**AVAILABLE DATA**:
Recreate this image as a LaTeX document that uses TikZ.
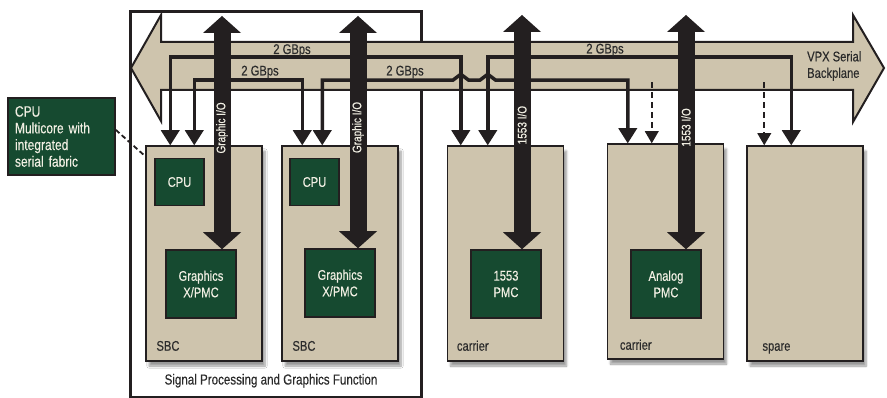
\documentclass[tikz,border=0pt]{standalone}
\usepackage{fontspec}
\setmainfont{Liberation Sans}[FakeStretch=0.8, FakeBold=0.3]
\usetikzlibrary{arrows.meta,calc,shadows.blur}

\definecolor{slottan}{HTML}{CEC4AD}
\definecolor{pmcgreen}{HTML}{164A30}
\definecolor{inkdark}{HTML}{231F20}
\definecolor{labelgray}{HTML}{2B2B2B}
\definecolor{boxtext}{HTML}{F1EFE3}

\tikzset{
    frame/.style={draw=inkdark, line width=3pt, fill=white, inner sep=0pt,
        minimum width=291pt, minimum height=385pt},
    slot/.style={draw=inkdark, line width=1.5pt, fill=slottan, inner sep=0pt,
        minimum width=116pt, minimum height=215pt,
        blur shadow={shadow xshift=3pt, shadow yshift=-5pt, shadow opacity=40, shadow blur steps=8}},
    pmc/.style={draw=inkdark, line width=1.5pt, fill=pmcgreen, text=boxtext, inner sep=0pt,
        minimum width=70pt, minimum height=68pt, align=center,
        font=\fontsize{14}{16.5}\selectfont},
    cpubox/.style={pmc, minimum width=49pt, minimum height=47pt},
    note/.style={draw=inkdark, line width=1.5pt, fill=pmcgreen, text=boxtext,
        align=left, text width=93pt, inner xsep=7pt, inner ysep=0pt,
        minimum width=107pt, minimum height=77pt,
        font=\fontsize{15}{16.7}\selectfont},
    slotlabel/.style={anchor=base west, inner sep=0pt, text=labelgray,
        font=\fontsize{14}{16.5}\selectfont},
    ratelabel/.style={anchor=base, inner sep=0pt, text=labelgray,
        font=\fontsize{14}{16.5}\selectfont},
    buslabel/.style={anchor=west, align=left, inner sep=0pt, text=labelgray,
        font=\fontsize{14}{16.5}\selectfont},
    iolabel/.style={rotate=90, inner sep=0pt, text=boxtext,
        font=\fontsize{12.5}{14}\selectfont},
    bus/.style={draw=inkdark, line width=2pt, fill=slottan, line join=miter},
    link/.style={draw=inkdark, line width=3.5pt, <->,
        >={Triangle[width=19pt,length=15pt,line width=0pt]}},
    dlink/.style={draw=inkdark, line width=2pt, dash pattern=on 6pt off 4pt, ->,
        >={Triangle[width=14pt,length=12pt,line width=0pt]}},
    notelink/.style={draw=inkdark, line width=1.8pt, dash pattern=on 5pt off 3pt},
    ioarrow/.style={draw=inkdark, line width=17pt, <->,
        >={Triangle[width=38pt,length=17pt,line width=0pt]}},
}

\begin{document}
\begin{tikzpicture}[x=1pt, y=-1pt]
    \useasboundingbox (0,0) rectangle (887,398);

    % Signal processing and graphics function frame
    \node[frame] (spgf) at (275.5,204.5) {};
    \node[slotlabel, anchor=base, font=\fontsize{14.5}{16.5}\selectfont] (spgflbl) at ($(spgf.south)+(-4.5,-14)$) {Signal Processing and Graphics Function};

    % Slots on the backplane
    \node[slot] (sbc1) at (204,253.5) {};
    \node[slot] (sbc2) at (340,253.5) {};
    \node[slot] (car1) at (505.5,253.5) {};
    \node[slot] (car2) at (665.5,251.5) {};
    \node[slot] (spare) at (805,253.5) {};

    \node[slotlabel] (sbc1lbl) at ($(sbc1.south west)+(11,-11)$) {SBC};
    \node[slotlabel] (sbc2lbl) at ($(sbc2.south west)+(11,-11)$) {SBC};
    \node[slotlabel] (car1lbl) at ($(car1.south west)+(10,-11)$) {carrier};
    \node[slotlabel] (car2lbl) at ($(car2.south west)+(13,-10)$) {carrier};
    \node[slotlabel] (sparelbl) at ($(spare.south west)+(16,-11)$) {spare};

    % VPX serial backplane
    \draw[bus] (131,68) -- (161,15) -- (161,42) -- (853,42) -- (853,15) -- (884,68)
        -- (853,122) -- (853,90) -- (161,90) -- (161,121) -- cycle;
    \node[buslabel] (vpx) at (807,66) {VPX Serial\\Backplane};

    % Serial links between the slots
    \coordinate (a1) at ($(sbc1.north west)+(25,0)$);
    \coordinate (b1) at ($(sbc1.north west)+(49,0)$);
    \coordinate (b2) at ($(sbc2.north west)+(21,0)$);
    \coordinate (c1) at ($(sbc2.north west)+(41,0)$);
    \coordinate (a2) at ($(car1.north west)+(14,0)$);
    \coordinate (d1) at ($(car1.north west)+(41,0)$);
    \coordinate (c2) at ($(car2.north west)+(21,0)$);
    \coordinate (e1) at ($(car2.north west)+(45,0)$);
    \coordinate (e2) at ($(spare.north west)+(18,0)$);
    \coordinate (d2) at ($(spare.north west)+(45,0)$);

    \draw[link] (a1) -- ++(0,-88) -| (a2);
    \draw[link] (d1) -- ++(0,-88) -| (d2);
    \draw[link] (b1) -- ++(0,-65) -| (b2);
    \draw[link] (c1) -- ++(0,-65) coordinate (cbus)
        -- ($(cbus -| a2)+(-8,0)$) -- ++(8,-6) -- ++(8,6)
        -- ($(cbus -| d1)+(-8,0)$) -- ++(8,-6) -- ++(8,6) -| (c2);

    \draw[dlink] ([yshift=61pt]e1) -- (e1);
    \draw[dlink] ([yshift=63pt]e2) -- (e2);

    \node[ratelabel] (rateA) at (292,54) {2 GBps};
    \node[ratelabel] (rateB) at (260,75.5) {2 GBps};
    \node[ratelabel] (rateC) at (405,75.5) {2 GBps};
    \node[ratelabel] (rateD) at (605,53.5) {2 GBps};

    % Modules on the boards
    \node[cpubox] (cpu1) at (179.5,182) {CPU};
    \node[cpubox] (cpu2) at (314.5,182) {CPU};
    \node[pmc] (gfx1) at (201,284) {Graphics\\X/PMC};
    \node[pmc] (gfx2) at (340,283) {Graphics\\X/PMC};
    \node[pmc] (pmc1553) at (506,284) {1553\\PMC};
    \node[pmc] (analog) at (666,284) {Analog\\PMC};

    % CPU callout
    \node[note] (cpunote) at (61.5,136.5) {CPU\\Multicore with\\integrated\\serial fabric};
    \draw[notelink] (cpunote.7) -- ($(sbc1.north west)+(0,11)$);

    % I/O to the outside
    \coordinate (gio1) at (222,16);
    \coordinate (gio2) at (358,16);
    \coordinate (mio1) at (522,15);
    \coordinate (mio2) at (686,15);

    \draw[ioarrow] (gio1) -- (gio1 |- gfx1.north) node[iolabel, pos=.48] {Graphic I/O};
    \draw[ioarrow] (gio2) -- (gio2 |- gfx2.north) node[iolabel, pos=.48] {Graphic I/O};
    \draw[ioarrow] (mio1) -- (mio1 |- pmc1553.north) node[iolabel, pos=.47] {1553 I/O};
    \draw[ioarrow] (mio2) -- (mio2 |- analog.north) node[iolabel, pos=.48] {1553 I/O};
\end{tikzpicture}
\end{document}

**OBJECTIVE**:
Set down the material exactly, every line of it, except for the pictures.

**COMPLETED TASK**:
Recreate this image as a LaTeX document that uses TikZ.
\documentclass[tikz,border=0pt]{standalone}
\usepackage{fontspec}
\setmainfont{Liberation Sans}[FakeStretch=0.8, FakeBold=0.3]
\usetikzlibrary{arrows.meta,calc,shadows.blur}

\definecolor{slottan}{HTML}{CEC4AD}
\definecolor{pmcgreen}{HTML}{164A30}
\definecolor{inkdark}{HTML}{231F20}
\definecolor{labelgray}{HTML}{2B2B2B}
\definecolor{boxtext}{HTML}{F1EFE3}

\tikzset{
    frame/.style={draw=inkdark, line width=3pt, fill=white, inner sep=0pt,
        minimum width=291pt, minimum height=385pt},
    slot/.style={draw=inkdark, line width=1.5pt, fill=slottan, inner sep=0pt,
        minimum width=116pt, minimum height=215pt,
        blur shadow={shadow xshift=3pt, shadow yshift=-5pt, shadow opacity=40, shadow blur steps=8}},
    pmc/.style={draw=inkdark, line width=1.5pt, fill=pmcgreen, text=boxtext, inner sep=0pt,
        minimum width=70pt, minimum height=68pt, align=center,
        font=\fontsize{14}{16.5}\selectfont},
    cpubox/.style={pmc, minimum width=49pt, minimum height=47pt},
    note/.style={draw=inkdark, line width=1.5pt, fill=pmcgreen, text=boxtext,
        align=left, text width=93pt, inner xsep=7pt, inner ysep=0pt,
        minimum width=107pt, minimum height=77pt,
        font=\fontsize{15}{16.7}\selectfont},
    slotlabel/.style={anchor=base west, inner sep=0pt, text=labelgray,
        font=\fontsize{14}{16.5}\selectfont},
    ratelabel/.style={anchor=base, inner sep=0pt, text=labelgray,
        font=\fontsize{14}{16.5}\selectfont},
    buslabel/.style={anchor=west, align=left, inner sep=0pt, text=labelgray,
        font=\fontsize{14}{16.5}\selectfont},
    iolabel/.style={rotate=90, inner sep=0pt, text=boxtext,
        font=\fontsize{12.5}{14}\selectfont},
    bus/.style={draw=inkdark, line width=2pt, fill=slottan, line join=miter},
    link/.style={draw=inkdark, line width=3.5pt, <->,
        >={Triangle[width=19pt,length=15pt,line width=0pt]}},
    dlink/.style={draw=inkdark, line width=2pt, dash pattern=on 6pt off 4pt, ->,
        >={Triangle[width=14pt,length=12pt,line width=0pt]}},
    notelink/.style={draw=inkdark, line width=1.8pt, dash pattern=on 5pt off 3pt},
    ioarrow/.style={draw=inkdark, line width=17pt, <->,
        >={Triangle[width=38pt,length=17pt,line width=0pt]}},
}

\begin{document}
\begin{tikzpicture}[x=1pt, y=-1pt]
    \useasboundingbox (0,0) rectangle (887,398);

    % Signal processing and graphics function frame
    \node[frame] (spgf) at (275.5,204.5) {};
    \node[slotlabel, anchor=base, font=\fontsize{14.5}{16.5}\selectfont] (spgflbl) at ($(spgf.south)+(-4.5,-14)$) {Signal Processing and Graphics Function};

    % Slots on the backplane
    \node[slot] (sbc1) at (204,253.5) {};
    \node[slot] (sbc2) at (340,253.5) {};
    \node[slot] (car1) at (505.5,253.5) {};
    \node[slot] (car2) at (665.5,251.5) {};
    \node[slot] (spare) at (805,253.5) {};

    \node[slotlabel] (sbc1lbl) at ($(sbc1.south west)+(11,-11)$) {SBC};
    \node[slotlabel] (sbc2lbl) at ($(sbc2.south west)+(11,-11)$) {SBC};
    \node[slotlabel] (car1lbl) at ($(car1.south west)+(10,-11)$) {carrier};
    \node[slotlabel] (car2lbl) at ($(car2.south west)+(13,-10)$) {carrier};
    \node[slotlabel] (sparelbl) at ($(spare.south west)+(16,-11)$) {spare};

    % VPX serial backplane
    \draw[bus] (131,68) -- (161,15) -- (161,42) -- (853,42) -- (853,15) -- (884,68)
        -- (853,122) -- (853,90) -- (161,90) -- (161,121) -- cycle;
    \node[buslabel] (vpx) at (807,66) {VPX Serial\\Backplane};

    % Serial links between the slots
    \coordinate (a1) at ($(sbc1.north west)+(25,0)$);
    \coordinate (b1) at ($(sbc1.north west)+(49,0)$);
    \coordinate (b2) at ($(sbc2.north west)+(21,0)$);
    \coordinate (c1) at ($(sbc2.north west)+(41,0)$);
    \coordinate (a2) at ($(car1.north west)+(14,0)$);
    \coordinate (d1) at ($(car1.north west)+(41,0)$);
    \coordinate (c2) at ($(car2.north west)+(21,0)$);
    \coordinate (e1) at ($(car2.north west)+(45,0)$);
    \coordinate (e2) at ($(spare.north west)+(18,0)$);
    \coordinate (d2) at ($(spare.north west)+(45,0)$);

    \draw[link] (a1) -- ++(0,-88) -| (a2);
    \draw[link] (d1) -- ++(0,-88) -| (d2);
    \draw[link] (b1) -- ++(0,-65) -| (b2);
    \draw[link] (c1) -- ++(0,-65) coordinate (cbus)
        -- ($(cbus -| a2)+(-8,0)$) -- ++(8,-6) -- ++(8,6)
        -- ($(cbus -| d1)+(-8,0)$) -- ++(8,-6) -- ++(8,6) -| (c2);

    \draw[dlink] ([yshift=61pt]e1) -- (e1);
    \draw[dlink] ([yshift=63pt]e2) -- (e2);

    \node[ratelabel] (rateA) at (292,54) {2 GBps};
    \node[ratelabel] (rateB) at (260,75.5) {2 GBps};
    \node[ratelabel] (rateC) at (405,75.5) {2 GBps};
    \node[ratelabel] (rateD) at (605,53.5) {2 GBps};

    % Modules on the boards
    \node[cpubox] (cpu1) at (179.5,182) {CPU};
    \node[cpubox] (cpu2) at (314.5,182) {CPU};
    \node[pmc] (gfx1) at (201,284) {Graphics\\X/PMC};
    \node[pmc] (gfx2) at (340,283) {Graphics\\X/PMC};
    \node[pmc] (pmc1553) at (506,284) {1553\\PMC};
    \node[pmc] (analog) at (666,284) {Analog\\PMC};

    % CPU callout
    \node[note] (cpunote) at (61.5,136.5) {CPU\\Multicore with\\integrated\\serial fabric};
    \draw[notelink] (cpunote.7) -- ($(sbc1.north west)+(0,11)$);

    % I/O to the outside
    \coordinate (gio1) at (222,16);
    \coordinate (gio2) at (358,16);
    \coordinate (mio1) at (522,15);
    \coordinate (mio2) at (686,15);

    \draw[ioarrow] (gio1) -- (gio1 |- gfx1.north) node[iolabel, pos=.48] {Graphic I/O};
    \draw[ioarrow] (gio2) -- (gio2 |- gfx2.north) node[iolabel, pos=.48] {Graphic I/O};
    \draw[ioarrow] (mio1) -- (mio1 |- pmc1553.north) node[iolabel, pos=.47] {1553 I/O};
    \draw[ioarrow] (mio2) -- (mio2 |- analog.north) node[iolabel, pos=.48] {1553 I/O};
\end{tikzpicture}
\end{document}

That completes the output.